Jack Cole’s creation, who has been the focus of study by prestigious Pulitzer winning author and artist Art Spiegelman has not yet made an appearance in the DCYou. Is it a crying shame? Who cares about Plas anyway?

The case for:

–       He is one of the first superheroes still around, introduced three years after Superman, and arriving on the scene before Wonder Woman and Aquaman and well before Martian Manhunter.

–       Had his own cartoon.

–       Is a favorite of Alex Ross, Ethan Van Sciver, Grant Morrison, and Frank Miller.

–       Was profiled in The New Yorker.

–       His solo series by Kyle Baker won 5 Eisner Awards and 1 Harvey Award.

–       Cool enough to be namedropped by Alan Moore in The League of Extraordinary Gentleman: Black Dossier.

–       Frequent animated Brave and the Bold team-ups.

–       Is very, very powerful, this according to Batman.

The case against:

–       When DC editorial forgot they owned the rights to Plastic Man, Elongated Man was created, filling much of the same niche. And even with all the reboots, they still haven’t gotten rid of Dibny! A case could even be made Dibny is more significant to DC history, his inclusion pivotal to several major storylines.

–       Prior to Convergence, was not a significant part of the DCNew, although he had some appearances.

The facts remain though, that Plastic Man headlined a Convergence series.

And now, he is gone, like so much of DC comics interesting history. It is, of course, possible that he has yet to make an appearance, but I am not particularly hopeful.

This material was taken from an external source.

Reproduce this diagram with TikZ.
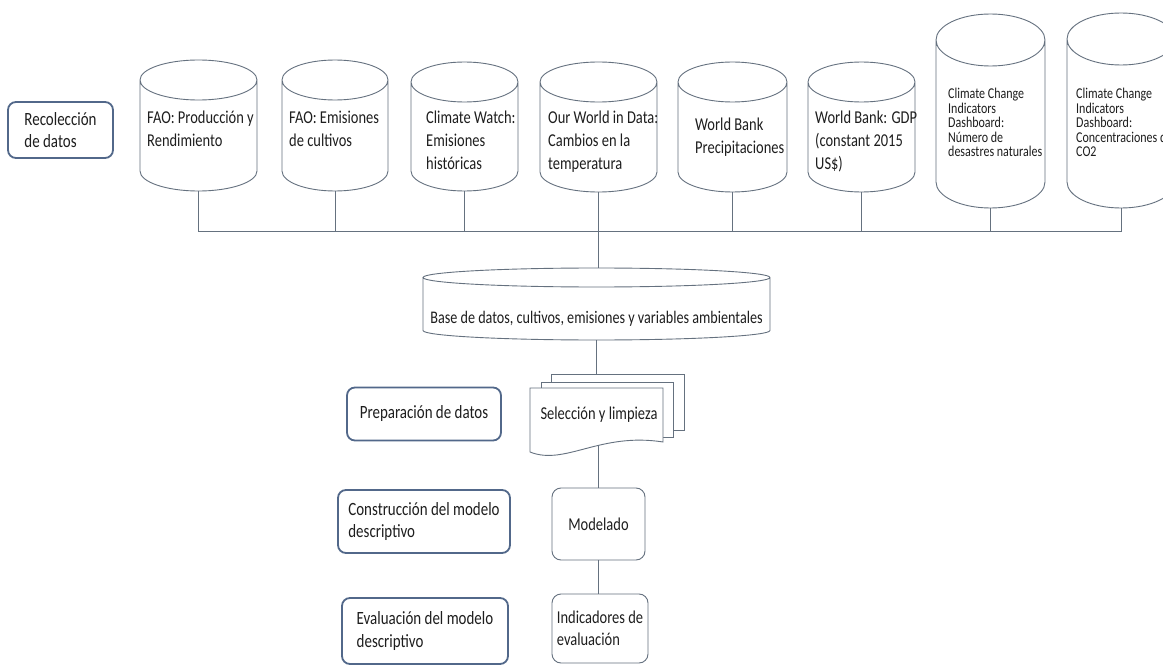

Personally, I most enjoyed his time in the JLA after Morrison’s introduction, and would love to see him used in a similar capacity: seemingly a goofball, but behind his doofy demeanor lies an incredibly deductive detective; a powerset and level of power matched by few (when Martian Manhunter went bad, Plas was the only one who could stop him!); visually fun to look at.

The insistence on tying him to the Freedom Fighters and often other C-List (in terms of name recognition and story-line significance) Gold and Silver Age heroes means that more often than not, he is doomed to obscurity.